**AIM**
Locate the string "chart" throughout the material and copy every line in which it occurs.

=====

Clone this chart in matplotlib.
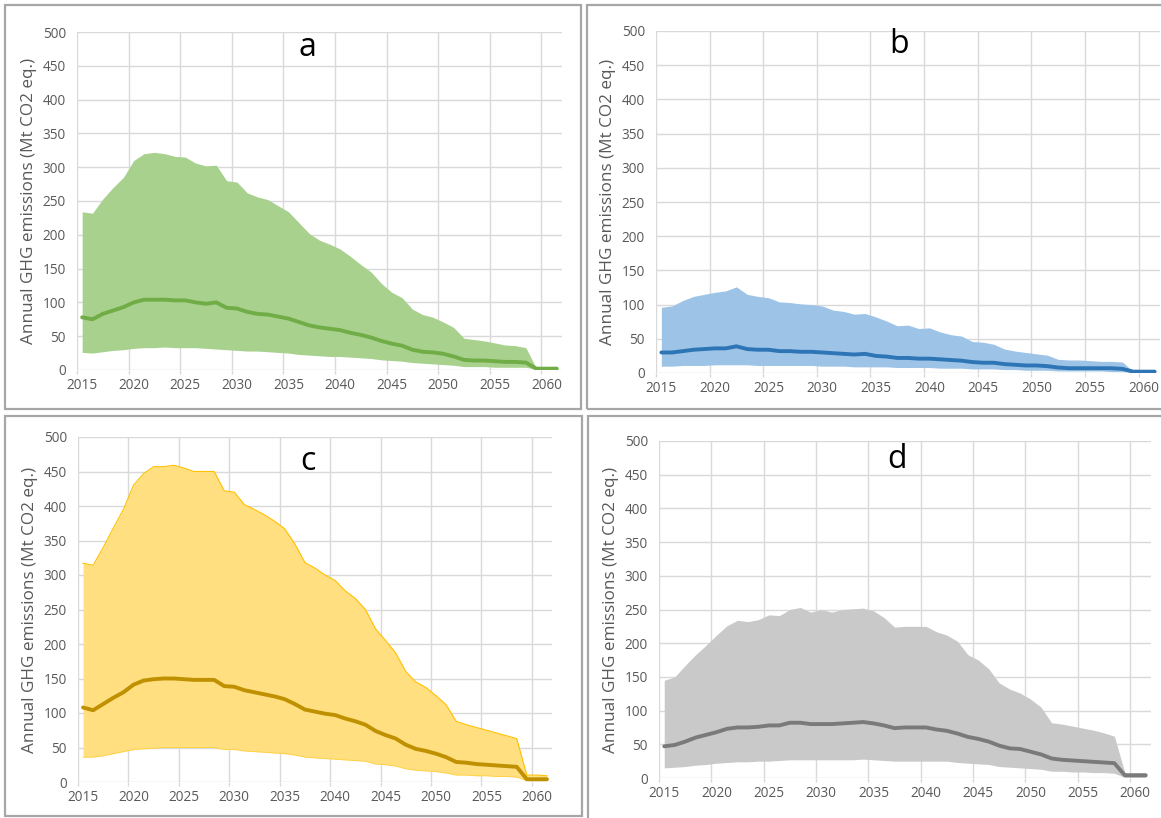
import numpy as np
import matplotlib.pyplot as plt
from matplotlib.patches import Rectangle

plt.rcParams['font.family'] = ['Open Sans', 'DejaVu Sans']

years = list(range(2015, 2062))

# panel a
a_high = [234, 232, 253, 270, 285, 310, 320, 322, 320, 316,
          315, 306, 302, 303, 280, 278, 262, 256, 252, 243,
          234, 218, 202, 192, 186, 179, 168, 156, 145, 128,
          115, 107, 90, 82, 78, 71, 63, 47, 45, 43,
          40, 37, 36, 33, 3, 3, 3]
a_mean = [78, 75, 83, 88, 93, 100, 104, 104, 104, 103,
          103, 100, 98, 100, 92, 91, 86, 83, 82, 79,
          76, 71, 66, 63, 61, 59, 55, 52, 48, 43,
          39, 36, 30, 27, 26, 24, 20, 15, 14, 14,
          13, 12, 12, 11, 2, 2, 2]
a_low = [26, 25, 27, 29, 30, 32, 33, 33, 34, 33,
         33, 33, 32, 31, 30, 29, 28, 28, 27, 26,
         25, 23, 22, 21, 20, 20, 19, 18, 17, 15,
         14, 13, 11, 10, 9, 8, 7, 5, 5, 5,
         4, 4, 4, 4, 1, 1, 1]

# panel b
b_high = [96, 98, 106, 112, 115, 118, 120, 126, 115, 112,
          110, 104, 103, 101, 100, 98, 92, 90, 86, 87,
          82, 76, 69, 70, 65, 66, 60, 56, 54, 46,
          45, 42, 35, 32, 30, 28, 26, 20, 19, 19,
          18, 17, 17, 16, 2, 2, 2]
b_mean = [30, 30, 32, 34, 35, 36, 36, 39, 35, 34,
          34, 32, 32, 31, 31, 30, 29, 28, 27, 28,
          25, 24, 22, 22, 21, 21, 20, 19, 18, 16,
          15, 15, 13, 12, 11, 11, 10, 8, 7, 7,
          7, 7, 7, 6, 2, 2, 2]
b_low = [10, 10, 11, 11, 11, 12, 12, 12, 12, 11,
         11, 11, 11, 11, 11, 10, 10, 10, 9, 9,
         9, 9, 8, 8, 8, 8, 7, 7, 7, 6,
         6, 6, 5, 5, 4, 4, 4, 3, 3, 3,
         3, 3, 2, 2, 1, 1, 1]

# panel c
c_high = [317, 314, 340, 368, 395, 430, 447, 457, 457, 459,
          455, 450, 450, 450, 422, 420, 402, 395, 387, 378,
          367, 345, 318, 310, 300, 292, 277, 266, 250, 222,
          205, 187, 160, 145, 137, 125, 112, 88, 83, 79,
          75, 71, 67, 63, 10, 10, 9]
c_mean = [108, 104, 113, 122, 130, 141, 147, 149, 150, 150,
          149, 148, 148, 148, 139, 138, 133, 130, 127, 124,
          120, 113, 105, 102, 99, 97, 92, 88, 83, 74,
          68, 63, 54, 48, 45, 41, 36, 29, 28, 26,
          25, 24, 23, 22, 4, 4, 4]
c_low = [36, 36, 38, 41, 44, 47, 48, 49, 50, 50,
         50, 50, 50, 50, 47, 47, 45, 44, 43, 42,
         41, 39, 36, 35, 34, 33, 32, 31, 30, 26,
         25, 23, 19, 17, 16, 15, 13, 10, 10, 9,
         9, 8, 8, 7, 2, 2, 2]

# panel d
d_high = [145, 150, 167, 183, 197, 212, 226, 234, 232, 235,
          242, 241, 250, 253, 246, 250, 246, 250, 251, 252,
          248, 238, 224, 225, 225, 225, 217, 212, 203, 183,
          175, 162, 141, 132, 126, 117, 105, 82, 80, 77,
          74, 71, 67, 62, 8, 8, 8]
d_mean = [47, 49, 54, 60, 64, 68, 73, 75, 75, 76,
          78, 78, 82, 82, 80, 80, 80, 81, 82, 83,
          81, 78, 74, 75, 75, 75, 72, 70, 66, 61,
          58, 54, 48, 44, 43, 39, 35, 29, 27, 26,
          25, 24, 23, 22, 4, 4, 4]
d_low = [15, 16, 17, 19, 20, 22, 23, 24, 24, 25,
         25, 26, 27, 27, 27, 27, 27, 27, 27, 28,
         27, 26, 25, 25, 25, 25, 25, 25, 23, 22,
         21, 20, 17, 16, 15, 14, 13, 10, 10, 9,
         9, 8, 8, 7, 1, 1, 1]

x_labels = list(range(2015, 2061, 5))
y_ticks = list(range(0, 501, 50))

W, H = 1161, 818
fig = plt.figure(figsize=(W / 100, H / 100), dpi=100)

def px_box(l, t, r, b):
    return [l / W, 1 - b / H, (r - l) / W, (b - t) / H]

# frames around each chart
for l, t, r, b in [(5, 5, 581, 409), (587, 5, 1170, 409),
                   (5, 416, 582, 816), (588, 416, 1170, 830)]:
    fig.patches.append(Rectangle((l / W, 1 - b / H), (r - l) / W, (b - t) / H,
                                 transform=fig.transFigure, fill=False,
                                 edgecolor='#a6a6a6', lw=1.6))

panels = [
    ('a', px_box(77, 32, 562, 370), a_low, a_mean, a_high, '#a9d18e', '#70ad47', None, (0.476, 0.953)),
    ('b', px_box(656, 31, 1160, 373), b_low, b_mean, b_high, '#9dc3e6', '#2e75b6', None, (0.482, 0.96)),
    ('c', px_box(78, 437, 552, 782), c_low, c_mean, c_high, '#ffdf7f', '#bf9000', '#ffc000', (0.485, 0.93)),
    ('d', px_box(659, 441, 1151, 778), d_low, d_mean, d_high, '#c9c9c9', '#7a7a7a', None, (0.484, 0.944)),
]

for letter, box, low, mean, high, fill_col, line_col, edge_col, txt_pos in panels:
    ax = fig.add_axes(box)
    ax.fill_between(years, low, high, color=fill_col, lw=0, zorder=2)
    if edge_col:
        ax.plot(years, high, color=edge_col, lw=0.8, zorder=2)
        ax.plot(years, low, color=edge_col, lw=0.6, alpha=0.5, zorder=2)
    ax.plot(years, mean, color=line_col, lw=2.8, solid_joinstyle='round',
            solid_capstyle='round', zorder=3)

    ax.set_xlim(2014.5, 2061.5)
    ax.set_ylim(0, 500)
    ax.set_yticks(y_ticks)
    ax.set_xticks(x_labels)
    ax.set_xticks([yr - 0.5 for yr in range(2015, 2061, 5)], minor=True)
    ax.grid(axis='y', color='#d9d9d9', lw=1.0, zorder=0)
    ax.grid(axis='x', which='minor', color='#d9d9d9', lw=1.0, zorder=0)
    ax.set_axisbelow(True)
    for s in ax.spines.values():
        s.set_visible(False)
    ax.tick_params(axis='x', which='major', length=0, pad=6, labelsize=9.8, labelcolor='#595959')
    ax.tick_params(axis='x', which='minor', length=3, width=1, color='#d9d9d9', direction='out')
    ax.tick_params(axis='y', length=0, pad=8, labelsize=9.8, labelcolor='#595959')
    ax.set_ylabel('Annual GHG emissions (Mt CO2 eq.)', fontsize=12.3, color='#595959', labelpad=4)
    ax.text(txt_pos[0], txt_pos[1], letter, transform=ax.transAxes, fontsize=23,
            ha='center', va='center', color='black')

fig.savefig('out.png', dpi=100)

=====

**RESULT OF THIS TASK**
Clone this chart in matplotlib.
# frames around each chart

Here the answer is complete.